Dataset excerpt:
****************

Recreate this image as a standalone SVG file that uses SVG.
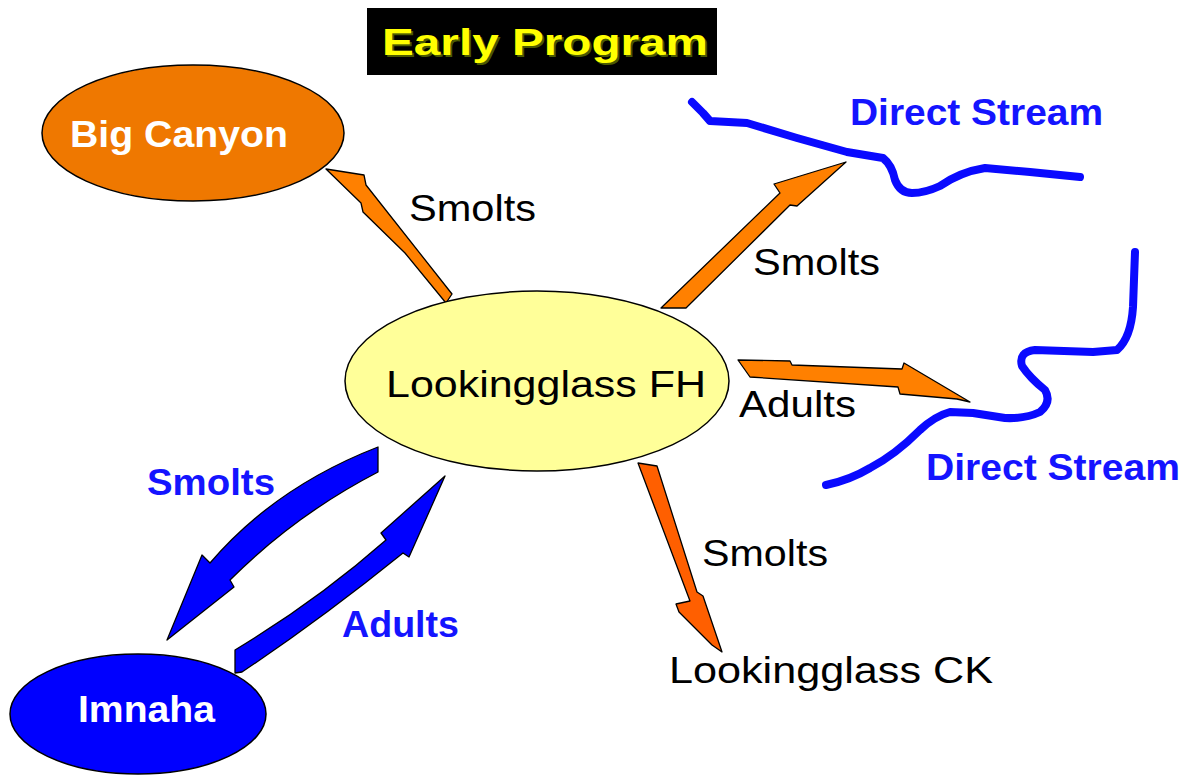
<svg xmlns="http://www.w3.org/2000/svg" width="1190" height="777" viewBox="0 0 1190 777">
<style>
text{font-family:"Liberation Sans",Arial,sans-serif;font-size:37px}
.blk{fill:#000}
.wht{fill:#fff;font-weight:bold}
.blu{fill:#1414ff;font-weight:bold}
.node{stroke:#000;stroke-width:1.5}
.oa{fill:#ff8000;stroke:#000;stroke-width:1.3;stroke-linejoin:round}
.ra{fill:#ff5f00;stroke:#000;stroke-width:1.3;stroke-linejoin:round}
.ba{fill:#0000ff;stroke:#000;stroke-width:1.3;stroke-linejoin:round}
.stream{fill:none;stroke:#0a0aff;stroke-width:8;stroke-linecap:round;stroke-linejoin:round}
</style>
<rect width="1190" height="777" fill="#fff"/>
<g id="title">
<rect x="367" y="8" width="350" height="67" fill="#000"/>
<text x="384" y="57" font-weight="bold" font-size="39" fill="#4a5a00" textLength="326" lengthAdjust="spacingAndGlyphs">Early Program</text>
<text x="382" y="55" font-weight="bold" font-size="39" fill="#ffff00" textLength="326" lengthAdjust="spacingAndGlyphs">Early Program</text>
</g>
<g id="streams">
<path class="stream" d="M692,102 L703,113 L710,121 L747,123 L797,138 L847,152 L883,158 Q892,165 895,180 Q900,193 912,193 Q925,193 940,186 Q960,172 985,168 L1030,172 L1080,177"/>
<path class="stream" d="M1135,252 L1133,307 Q1131,338 1117,350 L1093,352 L1035,350 Q1018,352 1022,366 Q1030,378 1045,390 Q1052,402 1040,412 Q1025,419 1005,418 L973,413 L950,412 Q935,416 920,430 Q895,455 870,468 Q850,480 826,485"/>
</g>
<g id="connectors">
<polygon class="oa" points="326,169 364,175 366,185 452,294 446,303 405,253 363,212 361,203"/>
<polygon class="oa" points="661,308 780,193 774,184 846,162 797,206 790,205 686,308"/>
<polygon class="oa" points="738,360 790,361 792,365 902,369 904,363 970,402 957,399 900,394 898,387 750,377"/>
<polygon class="ra" points="638,463 657,466 697,592 703,596 722,652 712,645 679,612 676,604 690,601"/>
<path class="ba" d="M378,447 L378,472 Q295,515 230,580 L234,587 L167,640 L202,555 L210,563 Q275,487 378,447 Z"/>
<path class="ba" d="M235,650 Q318,600 386,540 L381,533 L445,476 L409,557 L403,553 Q320,620 242,672 L235,673 Z"/>
</g>
<g id="big-canyon">
<ellipse class="node" cx="193" cy="133" rx="151" ry="68" fill="#ef7800"/>
<text class="wht" x="70" y="147" textLength="218" lengthAdjust="spacingAndGlyphs">Big Canyon</text>
</g>
<g id="lookingglass-fh">
<ellipse class="node" cx="537" cy="381" rx="192" ry="90" fill="#ffff99"/>
<text class="blk" x="386" y="397" textLength="320" lengthAdjust="spacingAndGlyphs">Lookingglass FH</text>
</g>
<g id="imnaha">
<ellipse class="node" cx="138" cy="714" rx="128" ry="60" fill="#0000ff"/>
<text class="wht" x="78" y="722" textLength="137" lengthAdjust="spacingAndGlyphs">Imnaha</text>
</g>
<g id="lookingglass-ck">
<text class="blk" x="669" y="683" textLength="324" lengthAdjust="spacingAndGlyphs">Lookingglass CK</text>
</g>
<g id="direct-stream-upper">
<text class="blu" x="850" y="125" textLength="253" lengthAdjust="spacingAndGlyphs">Direct Stream</text>
</g>
<g id="direct-stream-lower">
<text class="blu" x="926" y="480" textLength="254" lengthAdjust="spacingAndGlyphs">Direct Stream</text>
</g>
<g id="labels">
<text class="blk" x="409" y="221" textLength="127" lengthAdjust="spacingAndGlyphs">Smolts</text>
<text class="blk" x="753" y="275" textLength="127" lengthAdjust="spacingAndGlyphs">Smolts</text>
<text class="blk" x="739" y="417" textLength="117" lengthAdjust="spacingAndGlyphs">Adults</text>
<text class="blk" x="702" y="566" textLength="126" lengthAdjust="spacingAndGlyphs">Smolts</text>
<text class="blu" x="147" y="495" textLength="128" lengthAdjust="spacingAndGlyphs">Smolts</text>
<text class="blu" x="342" y="637" textLength="117" lengthAdjust="spacingAndGlyphs">Adults</text>
</g>
</svg>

****************

What you will do: Copy every line of the data word for word, omitting the images.

Output of the task:
Recreate this image as a standalone SVG file that uses SVG.
<svg xmlns="http://www.w3.org/2000/svg" width="1190" height="777" viewBox="0 0 1190 777">
<style>
text{font-family:"Liberation Sans",Arial,sans-serif;font-size:37px}
.blk{fill:#000}
.wht{fill:#fff;font-weight:bold}
.blu{fill:#1414ff;font-weight:bold}
.node{stroke:#000;stroke-width:1.5}
.oa{fill:#ff8000;stroke:#000;stroke-width:1.3;stroke-linejoin:round}
.ra{fill:#ff5f00;stroke:#000;stroke-width:1.3;stroke-linejoin:round}
.ba{fill:#0000ff;stroke:#000;stroke-width:1.3;stroke-linejoin:round}
.stream{fill:none;stroke:#0a0aff;stroke-width:8;stroke-linecap:round;stroke-linejoin:round}
</style>
<rect width="1190" height="777" fill="#fff"/>
<g id="title">
<rect x="367" y="8" width="350" height="67" fill="#000"/>
<text x="384" y="57" font-weight="bold" font-size="39" fill="#4a5a00" textLength="326" lengthAdjust="spacingAndGlyphs">Early Program</text>
<text x="382" y="55" font-weight="bold" font-size="39" fill="#ffff00" textLength="326" lengthAdjust="spacingAndGlyphs">Early Program</text>
</g>
<g id="streams">
<path class="stream" d="M692,102 L703,113 L710,121 L747,123 L797,138 L847,152 L883,158 Q892,165 895,180 Q900,193 912,193 Q925,193 940,186 Q960,172 985,168 L1030,172 L1080,177"/>
<path class="stream" d="M1135,252 L1133,307 Q1131,338 1117,350 L1093,352 L1035,350 Q1018,352 1022,366 Q1030,378 1045,390 Q1052,402 1040,412 Q1025,419 1005,418 L973,413 L950,412 Q935,416 920,430 Q895,455 870,468 Q850,480 826,485"/>
</g>
<g id="connectors">
<polygon class="oa" points="326,169 364,175 366,185 452,294 446,303 405,253 363,212 361,203"/>
<polygon class="oa" points="661,308 780,193 774,184 846,162 797,206 790,205 686,308"/>
<polygon class="oa" points="738,360 790,361 792,365 902,369 904,363 970,402 957,399 900,394 898,387 750,377"/>
<polygon class="ra" points="638,463 657,466 697,592 703,596 722,652 712,645 679,612 676,604 690,601"/>
<path class="ba" d="M378,447 L378,472 Q295,515 230,580 L234,587 L167,640 L202,555 L210,563 Q275,487 378,447 Z"/>
<path class="ba" d="M235,650 Q318,600 386,540 L381,533 L445,476 L409,557 L403,553 Q320,620 242,672 L235,673 Z"/>
</g>
<g id="big-canyon">
<ellipse class="node" cx="193" cy="133" rx="151" ry="68" fill="#ef7800"/>
<text class="wht" x="70" y="147" textLength="218" lengthAdjust="spacingAndGlyphs">Big Canyon</text>
</g>
<g id="lookingglass-fh">
<ellipse class="node" cx="537" cy="381" rx="192" ry="90" fill="#ffff99"/>
<text class="blk" x="386" y="397" textLength="320" lengthAdjust="spacingAndGlyphs">Lookingglass FH</text>
</g>
<g id="imnaha">
<ellipse class="node" cx="138" cy="714" rx="128" ry="60" fill="#0000ff"/>
<text class="wht" x="78" y="722" textLength="137" lengthAdjust="spacingAndGlyphs">Imnaha</text>
</g>
<g id="lookingglass-ck">
<text class="blk" x="669" y="683" textLength="324" lengthAdjust="spacingAndGlyphs">Lookingglass CK</text>
</g>
<g id="direct-stream-upper">
<text class="blu" x="850" y="125" textLength="253" lengthAdjust="spacingAndGlyphs">Direct Stream</text>
</g>
<g id="direct-stream-lower">
<text class="blu" x="926" y="480" textLength="254" lengthAdjust="spacingAndGlyphs">Direct Stream</text>
</g>
<g id="labels">
<text class="blk" x="409" y="221" textLength="127" lengthAdjust="spacingAndGlyphs">Smolts</text>
<text class="blk" x="753" y="275" textLength="127" lengthAdjust="spacingAndGlyphs">Smolts</text>
<text class="blk" x="739" y="417" textLength="117" lengthAdjust="spacingAndGlyphs">Adults</text>
<text class="blk" x="702" y="566" textLength="126" lengthAdjust="spacingAndGlyphs">Smolts</text>
<text class="blu" x="147" y="495" textLength="128" lengthAdjust="spacingAndGlyphs">Smolts</text>
<text class="blu" x="342" y="637" textLength="117" lengthAdjust="spacingAndGlyphs">Adults</text>
</g>
</svg>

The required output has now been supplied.